In other words, for a leveraged buy-out transaction to be considered unlawful it is necessarily the concurrence of three conditions: (1) the absence of valid commercial reasons; (2) the exclusive purpose of obtaining, through the transaction itself, a tax advantage; and (3) the fraudulent intent expressed in the means used to achieve the aforementioned elusive purpose.
Moreover, in such cases, the national tax authority has the burden of proving the existence of a fraudulent intent and that the elusive purpose is the only reason for which the transaction is carried out.
Conclusions
Given the general prohibition of corporate transactions aimed at merely obtaining a tax relief, a company shall not be prevented from choosing between different restructuring measures and carrying out an LBO, only because the same economic result of such transaction could have been achieved through a measure which would have implied a higher tax burden.

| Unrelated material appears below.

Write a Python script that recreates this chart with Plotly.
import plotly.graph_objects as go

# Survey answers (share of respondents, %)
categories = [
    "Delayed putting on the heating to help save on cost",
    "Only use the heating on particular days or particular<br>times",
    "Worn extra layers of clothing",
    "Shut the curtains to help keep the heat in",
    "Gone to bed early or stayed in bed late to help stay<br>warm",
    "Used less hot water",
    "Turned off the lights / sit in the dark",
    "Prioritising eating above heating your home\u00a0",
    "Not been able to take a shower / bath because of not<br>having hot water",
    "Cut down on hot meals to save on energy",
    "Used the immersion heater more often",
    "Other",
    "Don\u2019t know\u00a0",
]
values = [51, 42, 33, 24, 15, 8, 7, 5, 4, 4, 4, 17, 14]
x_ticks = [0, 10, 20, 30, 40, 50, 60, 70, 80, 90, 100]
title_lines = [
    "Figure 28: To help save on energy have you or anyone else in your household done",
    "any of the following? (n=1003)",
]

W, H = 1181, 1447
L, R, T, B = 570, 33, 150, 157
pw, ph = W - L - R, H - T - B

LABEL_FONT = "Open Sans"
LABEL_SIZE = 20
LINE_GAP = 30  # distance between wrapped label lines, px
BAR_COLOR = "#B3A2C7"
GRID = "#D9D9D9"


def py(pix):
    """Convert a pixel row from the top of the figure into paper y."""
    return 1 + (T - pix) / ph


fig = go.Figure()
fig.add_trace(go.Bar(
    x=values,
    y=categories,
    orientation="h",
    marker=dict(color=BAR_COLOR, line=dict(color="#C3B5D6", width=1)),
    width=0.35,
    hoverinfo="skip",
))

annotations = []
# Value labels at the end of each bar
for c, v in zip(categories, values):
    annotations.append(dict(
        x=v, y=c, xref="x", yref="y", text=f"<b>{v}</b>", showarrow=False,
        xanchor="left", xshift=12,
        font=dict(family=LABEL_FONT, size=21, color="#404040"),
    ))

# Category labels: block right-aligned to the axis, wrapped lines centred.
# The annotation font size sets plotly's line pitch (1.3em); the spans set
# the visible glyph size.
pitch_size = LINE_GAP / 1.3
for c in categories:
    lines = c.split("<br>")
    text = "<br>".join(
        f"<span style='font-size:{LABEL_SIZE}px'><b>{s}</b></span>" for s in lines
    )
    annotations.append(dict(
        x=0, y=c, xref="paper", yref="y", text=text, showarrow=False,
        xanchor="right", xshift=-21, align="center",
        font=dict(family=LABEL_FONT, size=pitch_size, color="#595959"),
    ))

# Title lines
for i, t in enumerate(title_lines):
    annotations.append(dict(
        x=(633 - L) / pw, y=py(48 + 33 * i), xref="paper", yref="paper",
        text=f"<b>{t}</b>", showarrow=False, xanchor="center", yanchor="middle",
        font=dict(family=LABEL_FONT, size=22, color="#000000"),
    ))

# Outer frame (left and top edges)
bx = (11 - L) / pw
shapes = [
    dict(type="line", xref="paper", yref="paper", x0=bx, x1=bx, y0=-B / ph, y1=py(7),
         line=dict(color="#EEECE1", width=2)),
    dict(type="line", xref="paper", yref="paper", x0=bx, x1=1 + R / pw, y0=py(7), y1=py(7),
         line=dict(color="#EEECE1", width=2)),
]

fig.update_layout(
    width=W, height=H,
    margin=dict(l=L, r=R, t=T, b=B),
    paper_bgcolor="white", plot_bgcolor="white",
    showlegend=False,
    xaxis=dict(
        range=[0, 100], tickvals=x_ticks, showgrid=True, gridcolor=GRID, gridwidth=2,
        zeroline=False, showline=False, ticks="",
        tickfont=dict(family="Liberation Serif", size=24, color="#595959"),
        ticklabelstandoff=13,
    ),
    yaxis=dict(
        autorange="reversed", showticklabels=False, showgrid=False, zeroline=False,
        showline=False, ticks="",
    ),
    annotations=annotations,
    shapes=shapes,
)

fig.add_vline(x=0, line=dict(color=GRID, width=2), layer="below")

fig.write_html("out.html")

An LBO transaction shall be considered unlawful only if carried out without valid commercial reasons and for the exclusive purpose of fraudulently obtaining a tax advantage.
On the contrary, as the Corte di Cassazione clarified by Judgment 868/2019, the elusive nature of a leveraged buy-out transaction, which implies fiscal advantages, must be excluded when it is possible to identify substantial non-fiscal reasons, which may also consist in organisational, structural and financial improvements for the company.